YouTube also took down Mr Trump’s video, citing new policies banning claims of widespread election fraud, but his account remains intact.
Mr Trump and a loyal group of rightwing online influencers have courted conspiracy groups such as QAnon and routinely amplified misinformation on social media regarding coronavirus and the election process, pushing the false narrative that the poll was illegally “stolen” by Democrats.
During the presidential campaign, the platforms started to apply fact-checking labels to some of Mr Trump’s posts. In response, he threatened to overhaul Section 230 regulations that protect the platforms from liability for user-generated content, citing bias against conservatives.

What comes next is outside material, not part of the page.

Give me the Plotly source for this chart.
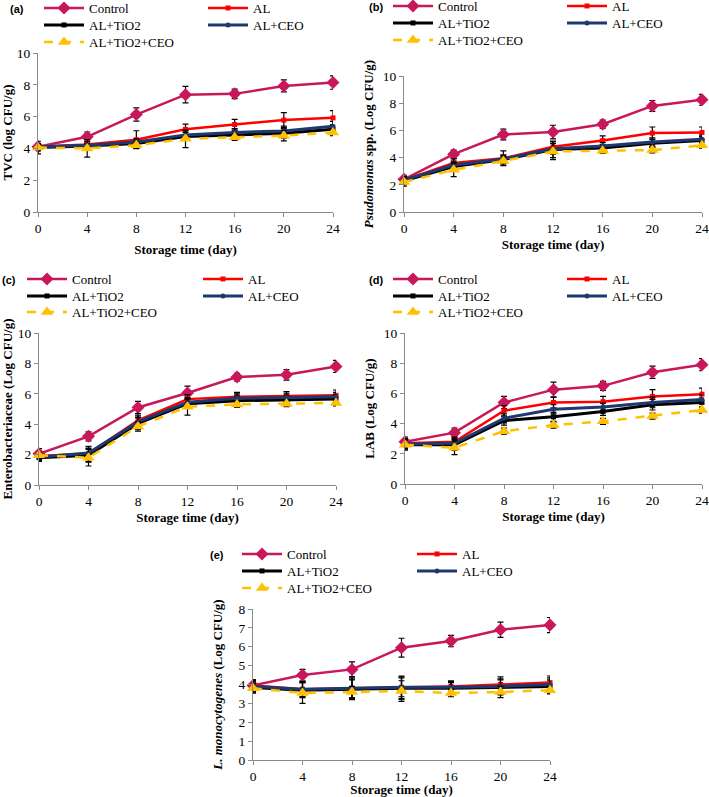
import plotly.graph_objects as go

W, H = 709, 797
T = 0  # no margins; margin auto-expansion is switched off

days = [0, 4, 8, 12, 16, 20, 24]
series = ["Control", "AL", "AL+TiO2", "AL+CEO", "AL+TiO2+CEO"]

# (a) TVC
tvc_mean = {
    "Control":     [4.10, 4.73, 6.13, 7.38, 7.43, 7.93, 8.14],
    "AL":          [4.10, 4.25, 4.55, 5.20, 5.50, 5.78, 5.92],
    "AL+TiO2":     [4.05, 4.15, 4.30, 4.75, 4.85, 4.95, 5.20],
    "AL+CEO":      [4.10, 4.20, 4.40, 4.85, 5.00, 5.10, 5.40],
    "AL+TiO2+CEO": [4.05, 4.00, 4.20, 4.60, 4.70, 4.80, 5.00],
}
tvc_err = {
    "Control":     [0.15, 0.30, 0.42, 0.52, 0.30, 0.38, 0.42],
    "AL":          [0.10, 0.15, 0.56, 0.33, 0.33, 0.47, 0.45],
    "AL+TiO2":     [0.40, 0.10, 0.20, 0.25, 0.25, 0.30, 0.30],
    "AL+CEO":      [0.20, 0.10, 0.20, 0.25, 0.25, 0.30, 0.30],
    "AL+TiO2+CEO": [0.20, 0.55, 0.20, 0.55, 0.20, 0.33, 0.20],
}

# (b) Pseudomonas
pse_mean = {
    "Control":     [2.40, 4.25, 5.70, 5.88, 6.45, 7.80, 8.25],
    "AL":          [2.35, 3.60, 3.95, 4.80, 5.25, 5.80, 5.85],
    "AL+TiO2":     [2.30, 3.35, 3.85, 4.60, 4.70, 5.05, 5.25],
    "AL+CEO":      [2.35, 3.45, 3.90, 4.65, 4.85, 5.15, 5.35],
    "AL+TiO2+CEO": [2.20, 3.10, 3.75, 4.45, 4.50, 4.55, 4.90],
}
pse_err = {
    "Control":     [0.30, 0.30, 0.40, 0.50, 0.30, 0.40, 0.40],
    "AL":          [0.20, 0.30, 0.55, 0.40, 0.35, 0.45, 0.40],
    "AL+TiO2":     [0.25, 0.30, 0.30, 0.60, 0.25, 0.30, 0.30],
    "AL+CEO":      [0.25, 0.30, 0.30, 0.40, 0.25, 0.30, 0.30],
    "AL+TiO2+CEO": [0.30, 0.50, 0.30, 0.60, 0.20, 0.20, 0.20],
}

# (c) Enterobacteriaceae
ent_mean = {
    "Control":     [2.05, 3.20, 5.10, 6.05, 7.10, 7.25, 7.80],
    "AL":          [1.90, 2.05, 4.25, 5.65, 5.80, 5.85, 5.90],
    "AL+TiO2":     [1.80, 1.95, 4.05, 5.35, 5.55, 5.60, 5.65],
    "AL+CEO":      [1.85, 2.10, 4.15, 5.45, 5.70, 5.75, 5.80],
    "AL+TiO2+CEO": [1.95, 1.80, 3.85, 5.15, 5.30, 5.35, 5.40],
}
ent_err = {
    "Control":     [0.35, 0.30, 0.40, 0.45, 0.25, 0.35, 0.40],
    "AL":          [0.20, 0.50, 0.45, 0.30, 0.30, 0.30, 0.35],
    "AL+TiO2":     [0.25, 0.45, 0.40, 0.30, 0.30, 0.30, 0.30],
    "AL+CEO":      [0.25, 0.40, 0.40, 0.30, 0.30, 0.30, 0.30],
    "AL+TiO2+CEO": [0.20, 0.55, 0.30, 0.55, 0.20, 0.20, 0.20],
}

# (d) LAB
lab_mean = {
    "Control":     [2.80, 3.40, 5.40, 6.25, 6.50, 7.40, 7.90],
    "AL":          [2.70, 2.80, 4.85, 5.40, 5.45, 5.80, 5.95],
    "AL+TiO2":     [2.60, 2.60, 4.20, 4.45, 4.80, 5.25, 5.40],
    "AL+CEO":      [2.65, 2.70, 4.35, 4.95, 5.10, 5.40, 5.60],
    "AL+TiO2+CEO": [2.60, 2.40, 3.50, 3.90, 4.15, 4.50, 4.90],
}
lab_err = {
    "Control":     [0.30, 0.30, 0.40, 0.50, 0.30, 0.40, 0.40],
    "AL":          [0.30, 0.30, 0.35, 0.35, 0.35, 0.45, 0.40],
    "AL+TiO2":     [0.35, 0.35, 0.30, 0.30, 0.25, 0.35, 0.30],
    "AL+CEO":      [0.30, 0.30, 0.30, 0.30, 0.25, 0.35, 0.30],
    "AL+TiO2+CEO": [0.30, 0.45, 0.20, 0.20, 0.20, 0.20, 0.20],
}

# (e) L. monocytogenes
lm_mean = {
    "Control":     [3.95, 4.50, 4.80, 5.95, 6.30, 6.90, 7.15],
    "AL":          [3.95, 3.75, 3.80, 3.85, 3.90, 4.00, 4.10],
    "AL+TiO2":     [3.85, 3.70, 3.75, 3.80, 3.80, 3.85, 3.90],
    "AL+CEO":      [3.90, 3.75, 3.80, 3.85, 3.85, 3.90, 4.00],
    "AL+TiO2+CEO": [3.80, 3.55, 3.60, 3.65, 3.55, 3.60, 3.70],
}
lm_err = {
    "Control":     [0.30, 0.30, 0.40, 0.50, 0.30, 0.40, 0.40],
    "AL":          [0.30, 0.40, 0.60, 0.60, 0.30, 0.40, 0.35],
    "AL+TiO2":     [0.30, 0.40, 0.50, 0.60, 0.30, 0.40, 0.35],
    "AL+CEO":      [0.30, 0.40, 0.50, 0.50, 0.30, 0.40, 0.35],
    "AL+TiO2+CEO": [0.25, 0.55, 0.30, 0.55, 0.20, 0.30, 0.20],
}

panel_labels = ["(a)", "(b)", "(c)", "(d)", "(e)"]
y_titles = [
    "<b>TVC (log CFU/g)</b>",
    "<b><i>Psudomonas</i> spp. (Log CFU/g)</b>",
    "<b>Enterobacteriaceae (Log CFU/g)</b>",
    "<b>LAB (Log CFU/g)</b>",
    "<b><i>L. monocytogenes</i> (Log CFU/g)</b>",
]
x_title = "<b>Storage time (day)</b>"
y_max = [10, 10, 10, 10, 8]
y_dtick = [2, 2, 2, 2, 1]

means = [tvc_mean, pse_mean, ent_mean, lab_mean, lm_mean]
errs = [tvc_err, pse_err, ent_err, lab_err, lm_err]

# plot-area pixel boxes: x0, x1, ytop, ybottom
boxes = [
    (38, 333, 53, 212),
    (404, 702, 76, 212),
    (39, 336, 333, 485),
    (405, 702, 333, 484),
    (253, 550, 609, 760),
]
# legend layout per panel: left/right column line-start x, row centre y's
leg_cols = [(44, 208), (393, 567), (27, 203), (393, 567), (242, 417)]
leg_rows = [(9, 26, 43), (7, 24, 41), (280, 297, 313), (280, 297, 313), (555, 572, 589)]
# (column, row) of each series inside its legend block
leg_cell = {
    "Control": (0, 0), "AL": (1, 0),
    "AL+TiO2": (0, 1), "AL+CEO": (1, 1),
    "AL+TiO2+CEO": (0, 2),
}
label_pos = [(17, 9), (376, 7), (9, 280), (376, 280), (217, 555)]
ytitle_standoff = [12, 6, 16, 6, 12]
xtitle_standoff = [9, 4, 4, 4, 5]

colors = {
    "Control": "#C8175A",
    "AL": "#FF0000",
    "AL+TiO2": "#000000",
    "AL+CEO": "#1F3870",
    "AL+TiO2+CEO": "#FFC000",
}
styles = {
    "Control": dict(symbol="diamond", size=10, width=2.5, dash="solid"),
    "AL": dict(symbol="square", size=5, width=2.5, dash="solid"),
    "AL+TiO2": dict(symbol="square", size=5, width=3, dash="solid"),
    "AL+CEO": dict(symbol="circle", size=5, width=3, dash="solid"),
    "AL+TiO2+CEO": dict(symbol="triangle-up", size=11, width=2.5, dash="dash"),
}

SERIF = "Liberation Serif"
AXC = "#8a8a8a"
LEG_DX = 5    # legend box left -> line start
LEG_DY = 16   # legend box top -> row centre


def py(pix):
    """page pixel row -> paper y fraction"""
    return (H - pix) / (H - T)


fig = go.Figure()
layout = dict(
    width=W, height=H, margin=dict(l=0, r=0, t=T, b=0, autoexpand=False),
    paper_bgcolor="white", plot_bgcolor="white", showlegend=True,
    font=dict(family=SERIF, color="black"),
)
annotations = []

for p in range(5):
    sfx = "" if p == 0 else str(p + 1)
    x0, x1, yt, yb = boxes[p]
    layout["xaxis" + sfx] = dict(
        domain=[x0 / W, x1 / W], anchor="y" + sfx, range=[0, 24],
        tickvals=days, ticks="outside", ticklen=4, tickcolor=AXC,
        showline=True, linecolor=AXC, linewidth=1, showgrid=False, zeroline=False,
        tickfont=dict(family=SERIF, size=13.5, color="black"),
        title=dict(text=x_title, font=dict(family=SERIF, size=13, color="black"),
                   standoff=xtitle_standoff[p]),
        automargin=False,
    )
    layout["yaxis" + sfx] = dict(
        domain=[py(yb), py(yt)], anchor="x" + sfx, range=[0, y_max[p]],
        dtick=y_dtick[p], ticks="outside", ticklen=4, tickcolor=AXC,
        showline=True, linecolor=AXC, linewidth=1, showgrid=False, zeroline=False,
        tickfont=dict(family=SERIF, size=13.5, color="black"),
        title=dict(text=y_titles[p], font=dict(family=SERIF, size=13, color="black"),
                   standoff=ytitle_standoff[p]),
        automargin=False,
    )
    for i, s in enumerate(series):
        idx = p * 5 + i + 1
        ln = "legend" if idx == 1 else "legend" + str(idx)
        col, row = leg_cell[s]
        lx = leg_cols[p][col]
        ly = leg_rows[p][row]
        layout[ln] = dict(
            x=(lx - LEG_DX) / W, y=py(ly - LEG_DY), xanchor="left", yanchor="top",
            orientation="v", bgcolor="rgba(0,0,0,0)", borderwidth=0,
            font=dict(family=SERIF, size=13, color="black"),
            itemwidth=40, tracegroupgap=0,
        )
        st = styles[s]
        fig.add_trace(go.Scatter(
            x=days, y=means[p][s], name=s, mode="lines+markers",
            xaxis="x" + sfx, yaxis="y" + sfx, legend=ln,
            line=dict(color=colors[s], width=st["width"], dash=st["dash"]),
            marker=dict(symbol=st["symbol"], size=st["size"], color=colors[s]),
            error_y=dict(type="data", array=errs[p][s], visible=True,
                         color="black", thickness=1.2, width=3),
            cliponaxis=False,
        ))
    lxp, lyp = label_pos[p]
    annotations.append(dict(
        text="<b>" + panel_labels[p] + "</b>", x=lxp / W, y=py(lyp),
        xref="paper", yref="paper", xanchor="center", yanchor="middle",
        showarrow=False, font=dict(family="Liberation Sans", size=11, color="black"),
    ))

layout["annotations"] = annotations
fig.update_layout(**layout)
fig.write_html(
    "out.html",
    config={"displayModeBar": False},
    post_script="document.body.style.margin='0px';document.body.style.overflow='hidden';",
)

Trump supporters complained that the president was being “censored”, with one far-right podcaster Matt Couch writing on Twitter that “Big Tech must be stopped!”
By contrast, leftwing politicians and experts responded to the suspensions with scepticism, deeming them an act of political manoeuvring as Mr Biden’s electoral college victory was certified on Wednesday.
“It has not escaped my attention that the day social media companies decided there actually IS more they could do to police Trump’s destructive behaviour was the same day they learned Democrats would chair all the congressional committees that oversee them,” Jennifer Palmieri, former White House communications director under Hillary Clinton, wrote on Twitter.
Some argued that the actions did not go far enough to counter the platform’s perceived role in stoking unrest, and urged a complete social media ban for Mr Trump.
Democratic senator Mark Warner, the incoming chair of the Senate intelligence committee, said “these isolated actions are both too late and not nearly enough”.
He added: “These platforms have served as core organising infrastructure for violent, far-right groups and militia movements for several years now — helping them to recruit, organise, co-ordinate and in many cases (particularly with respect to YouTube) generate profits from their violent, extremist content.”
Alex Stamos, Facebook’s former chief security officer and a professor at Stanford University, characterised the platforms’ response to Mr Trump’s posts as floundering, arguing for more transparent policymaking and enforcement in tackling emergencies in real time.
“Clear, publicly discussed redlines would have allowed both platforms to act in minutes, not hours,” he said.
The Real Facebook Oversight Board, a collective of Facebook critics from academia, business and politics, said the mob assault on the Capitol “showed that Facebook is not fit to police itself”.
Inside Facebook, some staff echoed outside criticism that the company only acts in response to PR crises.
“It’s unfortunate Facebook can never be a leader and is always a follower,” one Facebook employee told the Financial Times. “They are always responding to pressure and not proactively.”
Other businesses also moved to limit promotion of the president and his messaging. Streaming platform Twitch disabled his account, while Shopify said it had deactivated two stores on the ecommerce platform that were affiliated with Mr Trump — cutting off merchandise sales on the president’s official website — citing policies promoting users that “condone violence to further a cause”.